There have been many moving moments too – emotional tributes to posthumous finalists such as PC Derek McDowell, who patrolled the Greater Pollok area, and Knightswood neighbourhood watch pioneer Jimmy Young, back in 2010;

And there have been plenty of laughs - few people who were there will ever forget last year’s impromptu conga, led by outgoing Lord Provost Sadie Docherty, round the City Chambers’ grand banqueting hall…

Evening Times Editor Graham Shields, who also took part in the conga, sums up why the Glasgow Community Champions Awards have held a special place in the heart of the city for a whole decade.

He explains: “There is no other awards presentation like Glasgow Community Champions.

“It is a joyful, emotional celebration of all that is good about the city and the people who live, work and play here.

“It’s been a real privilege for the Evening Times and their partners, Glasgow City Council, Police Scotland, Scottish Fire and Rescue, Glasgow Community Planning Partnership and Glasgow Housing Association, to host the event for 10 years and I hope, for many years to come.”
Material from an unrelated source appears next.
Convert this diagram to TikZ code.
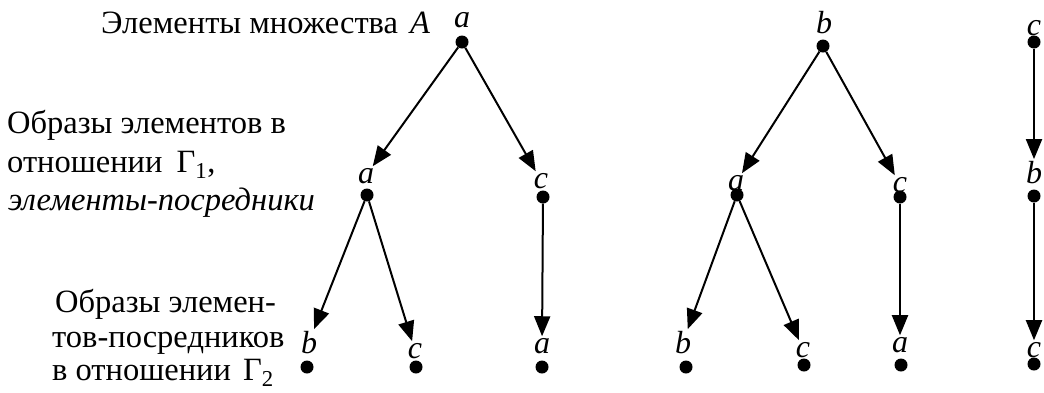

Mr Shields adds: “There are people working hard for the benefit of everyone else in neighbourhoods all over the city. They don’t look for rewards, or even recognition, but the rest of us want to show them how grateful we are for everything we do. They don’t just sit back and wait for others to do the work – they get up and do it themselves, and that is truly amazing and inspiring. I can’t wait for tonight’s celebration – it promises to be another incredible evening.”